Surveillance of foreign journalists has increased markedly in the last two weeks, despite the lifting of martial law in January, according to Beijing-based reporters.
Lately, Chinese who have visited the homes of foreign journalists have been interrogated by security agents or warned by their employers to cease such contacts immediately.
Three Chinese citizens were questioned for nearly an hour by police after leaving the residence of a European correspondent last week.
Plainclothes security police often shadow some foreign journalists around Beijing, sitting near them in restaurants to overhear their conversations with Chinese and photographing them using cameras hidden in shoulder bags and attach'e cases.

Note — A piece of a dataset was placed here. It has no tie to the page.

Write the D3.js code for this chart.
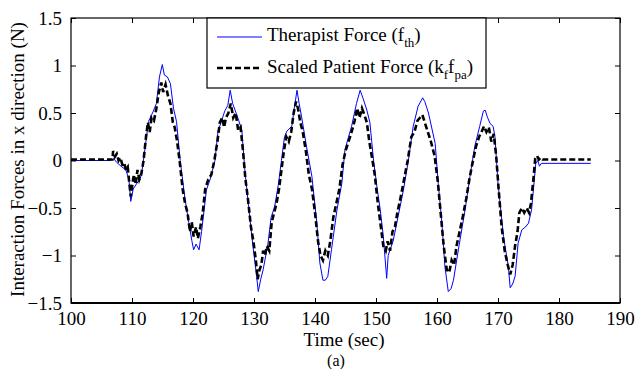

Correspondents for the Monitor have been followed while meeting Chinese friends, taking their baby on walks in a nearby park, and on other occasions.
``They simply want to instill fear into those we feel are reliable sources,'' said a North American reporter.
The telephones of foreign journalists are tapped. Recently, some sensitive conversations have been interfered with or cut off completely. Incoming and outgoing mail is opened and sometimes delayed for days or weeks.
At the same time, China's State Council in January issued an internal regulation requiring high-level - one source said ministerial-level - approval for Chinese to accept interviews with foreign correspondents, according to several Chinese sources.
Under the new rules, distributed last month to government organizations, newspapers, and other workplaces around Beijing, telephone interviews are prohibited, one source said.
The rules have made it difficult for foreign journalists to obtain interviews with Chinese, even for stories on topics that do not reflect unfavorably on the government.
The ``spirit'' of the regulations is to prevent foreign reporters from gathering information on ``the dark side'' of China's society, two Chinese officials told the Monitor.
Chinese journalists say they are also under intense pressure to refrain from any reporting that could be construed as critical. Communist Party Politburo member Li Ruihuan has instructed the official news media to carry out ``positive propaganda.''
``Compared with the `bright side,' the `dark side' is always a minor aspect of our social life,'' the party's People's Daily said in an article on the Chinese media last month.